Comparing the start date sensitivity numbers, one can quickly see that the Permanent Portfolio returns have been about six times less sensitive to historical start date than those of a simple S&P500 fund. Now that doesn’t mean it’s necessarily a better choice for you personally and it certainly says nothing about the next ten years from today, but I believe having honest data like that may help you smartly compare other options and see through deceptive marketing pitches. Regardless of your ultimate choice, it’s important to understand what you’re signing up for and to not be fooled by recency bias.

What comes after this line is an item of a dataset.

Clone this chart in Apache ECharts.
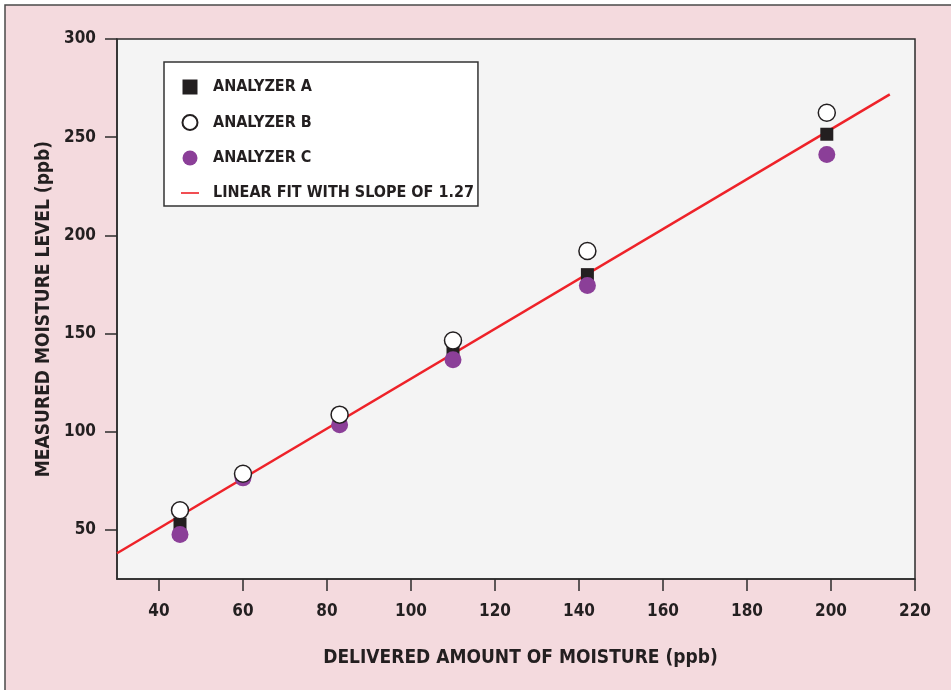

To help you compare those options, all of the Portfolios pages now include start date sensitivity charts. You can also play with the calculator for yourself and try out any asset allocation you wish. Perhaps you’ve been interested in a portfolio but fear that the advertised results are mere statistical aberrations unlikely to repeat. Or maybe you have certain expectations for your own portfolio and would like to know how consistently it has met those expectations for other investors before you. Explore the new tools, and perhaps you’ll gain a bit of clarity. If nothing else, it will help you keep your eye on the true long-term picture the next time your own investments disappoint.
One will never truly know what their new kitchen will ultimately look like until the contractors you hired to do the job are gone. And nobody can tell you what your portfolio returns will look like ten years from now. But by studying start date sensitivity, hopefully you can gain a bit of insight that helps quantify the effect of timing luck on portfolio performance so that you can identify a portfolio you’re comfortable trusting with your hard-earned money.
Don’t just pick the first attractive option you find online, don’t fall in love with recent performance, and don’t settle for a smooth talker long on theory but short on happy customers. Take the time to check the references of the portfolio doing the work, and you’ll sleep well knowing that your project is in good hands.